The problem: Quote the entries in full, character for character, without their images.

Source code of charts
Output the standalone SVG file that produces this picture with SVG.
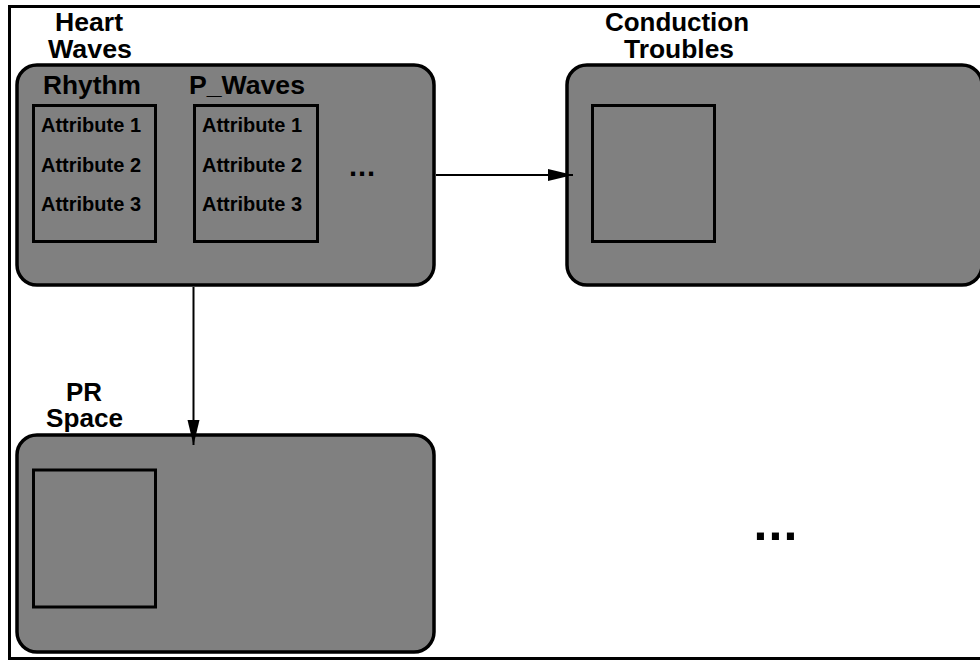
<svg xmlns="http://www.w3.org/2000/svg" width="980" height="660" viewBox="0 0 980 660">
<style>
.frame{fill:none;stroke:#000;stroke-width:3}
.node{fill:#808080;stroke:#000;stroke-width:3.5}
.box{fill:#808080;stroke:#000;stroke-width:3}
.title{font-family:"Liberation Sans",Arial,sans-serif;font-weight:bold;font-size:25px;fill:#000;text-anchor:middle}
.attr{font-family:"Liberation Sans",Arial,sans-serif;font-weight:bold;font-size:20px;fill:#000}
.dots{font-family:"Liberation Sans",Arial,sans-serif;font-weight:bold;fill:#000}
.conn{fill:none;stroke:#000;stroke-width:2}
</style>
<defs>
<marker id="arr" markerUnits="userSpaceOnUse" markerWidth="26" markerHeight="14" refX="25" refY="6.5" orient="auto">
<path d="M0,0.5 L25,6.5 L0,12.5 Z" fill="#000"/>
</marker>
</defs>
<rect width="980" height="660" fill="#fff"/>
<rect class="frame" x="9.5" y="6.5" width="1000" height="652"/>

<g id="heart-waves">
<text class="title" x="89" y="31" textLength="68" lengthAdjust="spacingAndGlyphs">Heart</text>
<text class="title" x="90" y="58" textLength="84" lengthAdjust="spacingAndGlyphs">Waves</text>
<rect class="node" x="17" y="65" width="417" height="220" rx="20" ry="20"/>
<g id="rhythm">
<text class="title" x="92" y="94" textLength="98" lengthAdjust="spacingAndGlyphs">Rhythm</text>
<rect class="box" x="33.5" y="105.5" width="122" height="136"/>
<text class="attr" x="41" y="132">Attribute 1</text>
<text class="attr" x="41" y="172">Attribute 2</text>
<text class="attr" x="41" y="211">Attribute 3</text>
</g>
<g id="p-waves">
<text class="title" x="247" y="94" textLength="116" lengthAdjust="spacingAndGlyphs">P_Waves</text>
<rect class="box" x="194.5" y="105.5" width="123" height="136"/>
<text class="attr" x="202" y="132">Attribute 1</text>
<text class="attr" x="202" y="172">Attribute 2</text>
<text class="attr" x="202" y="211">Attribute 3</text>
</g>
<text class="dots" x="349" y="176" font-size="29" letter-spacing="0.9">...</text>
</g>

<g id="conduction-troubles">
<text class="title" x="677" y="31" textLength="144" lengthAdjust="spacingAndGlyphs">Conduction</text>
<text class="title" x="679" y="58" textLength="110" lengthAdjust="spacingAndGlyphs">Troubles</text>
<rect class="node" x="567" y="65" width="415" height="220" rx="20" ry="20"/>
<rect class="box" x="592.5" y="105.5" width="122" height="136"/>
</g>

<g id="pr-space">
<text class="title" x="84" y="401" textLength="36" lengthAdjust="spacingAndGlyphs">PR</text>
<text class="title" x="84.5" y="427" textLength="77" lengthAdjust="spacingAndGlyphs">Space</text>
<rect class="node" x="17" y="435" width="417" height="217" rx="20" ry="20"/>
<rect class="box" x="33.5" y="470" width="122" height="137"/>
</g>

<g id="more">
<text class="dots" x="753.5" y="540" font-size="50" letter-spacing="1.1">...</text>
</g>

<g id="connectors">
<line class="conn" x1="436" y1="175" x2="573" y2="175" marker-end="url(#arr)"/>
<line class="conn" x1="193.5" y1="287" x2="193.5" y2="445" marker-end="url(#arr)"/>
</g>
</svg>
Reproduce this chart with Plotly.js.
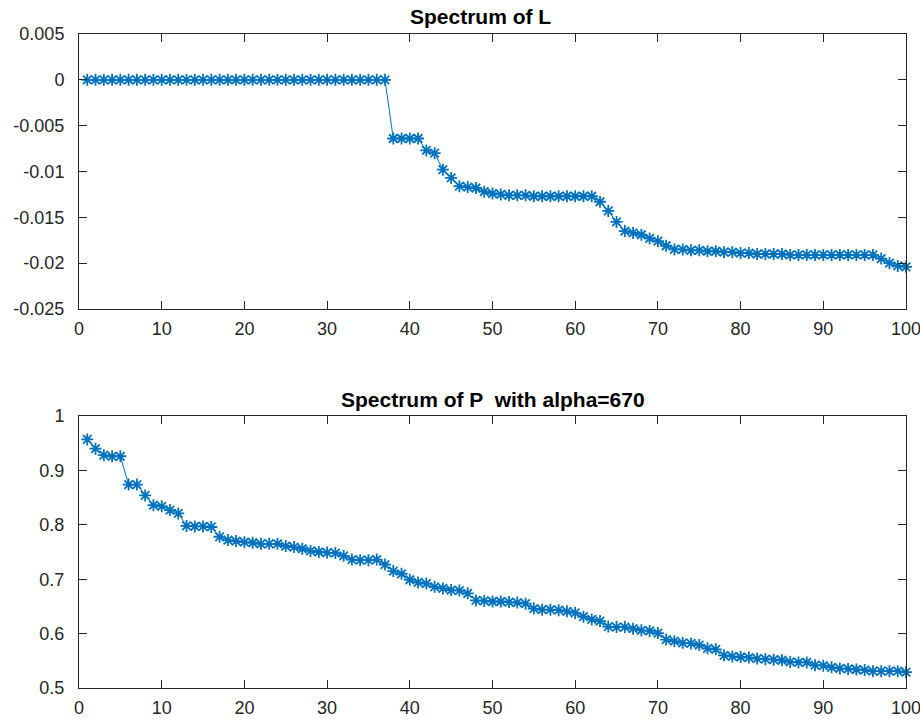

The response:
Output the standalone SVG file that produces this picture with SVG.
<svg xmlns="http://www.w3.org/2000/svg" width="980" height="660" viewBox="0 0 980 660">
<style>
.frame{fill:none;stroke:#000;stroke-width:3}
.node{fill:#808080;stroke:#000;stroke-width:3.5}
.box{fill:#808080;stroke:#000;stroke-width:3}
.title{font-family:"Liberation Sans",Arial,sans-serif;font-weight:bold;font-size:25px;fill:#000;text-anchor:middle}
.attr{font-family:"Liberation Sans",Arial,sans-serif;font-weight:bold;font-size:20px;fill:#000}
.dots{font-family:"Liberation Sans",Arial,sans-serif;font-weight:bold;fill:#000}
.conn{fill:none;stroke:#000;stroke-width:2}
</style>
<defs>
<marker id="arr" markerUnits="userSpaceOnUse" markerWidth="26" markerHeight="14" refX="25" refY="6.5" orient="auto">
<path d="M0,0.5 L25,6.5 L0,12.5 Z" fill="#000"/>
</marker>
</defs>
<rect width="980" height="660" fill="#fff"/>
<rect class="frame" x="9.5" y="6.5" width="1000" height="652"/>

<g id="heart-waves">
<text class="title" x="89" y="31" textLength="68" lengthAdjust="spacingAndGlyphs">Heart</text>
<text class="title" x="90" y="58" textLength="84" lengthAdjust="spacingAndGlyphs">Waves</text>
<rect class="node" x="17" y="65" width="417" height="220" rx="20" ry="20"/>
<g id="rhythm">
<text class="title" x="92" y="94" textLength="98" lengthAdjust="spacingAndGlyphs">Rhythm</text>
<rect class="box" x="33.5" y="105.5" width="122" height="136"/>
<text class="attr" x="41" y="132">Attribute 1</text>
<text class="attr" x="41" y="172">Attribute 2</text>
<text class="attr" x="41" y="211">Attribute 3</text>
</g>
<g id="p-waves">
<text class="title" x="247" y="94" textLength="116" lengthAdjust="spacingAndGlyphs">P_Waves</text>
<rect class="box" x="194.5" y="105.5" width="123" height="136"/>
<text class="attr" x="202" y="132">Attribute 1</text>
<text class="attr" x="202" y="172">Attribute 2</text>
<text class="attr" x="202" y="211">Attribute 3</text>
</g>
<text class="dots" x="349" y="176" font-size="29" letter-spacing="0.9">...</text>
</g>

<g id="conduction-troubles">
<text class="title" x="677" y="31" textLength="144" lengthAdjust="spacingAndGlyphs">Conduction</text>
<text class="title" x="679" y="58" textLength="110" lengthAdjust="spacingAndGlyphs">Troubles</text>
<rect class="node" x="567" y="65" width="415" height="220" rx="20" ry="20"/>
<rect class="box" x="592.5" y="105.5" width="122" height="136"/>
</g>

<g id="pr-space">
<text class="title" x="84" y="401" textLength="36" lengthAdjust="spacingAndGlyphs">PR</text>
<text class="title" x="84.5" y="427" textLength="77" lengthAdjust="spacingAndGlyphs">Space</text>
<rect class="node" x="17" y="435" width="417" height="217" rx="20" ry="20"/>
<rect class="box" x="33.5" y="470" width="122" height="137"/>
</g>

<g id="more">
<text class="dots" x="753.5" y="540" font-size="50" letter-spacing="1.1">...</text>
</g>

<g id="connectors">
<line class="conn" x1="436" y1="175" x2="573" y2="175" marker-end="url(#arr)"/>
<line class="conn" x1="193.5" y1="287" x2="193.5" y2="445" marker-end="url(#arr)"/>
</g>
</svg>
Reproduce this chart with Plotly.js.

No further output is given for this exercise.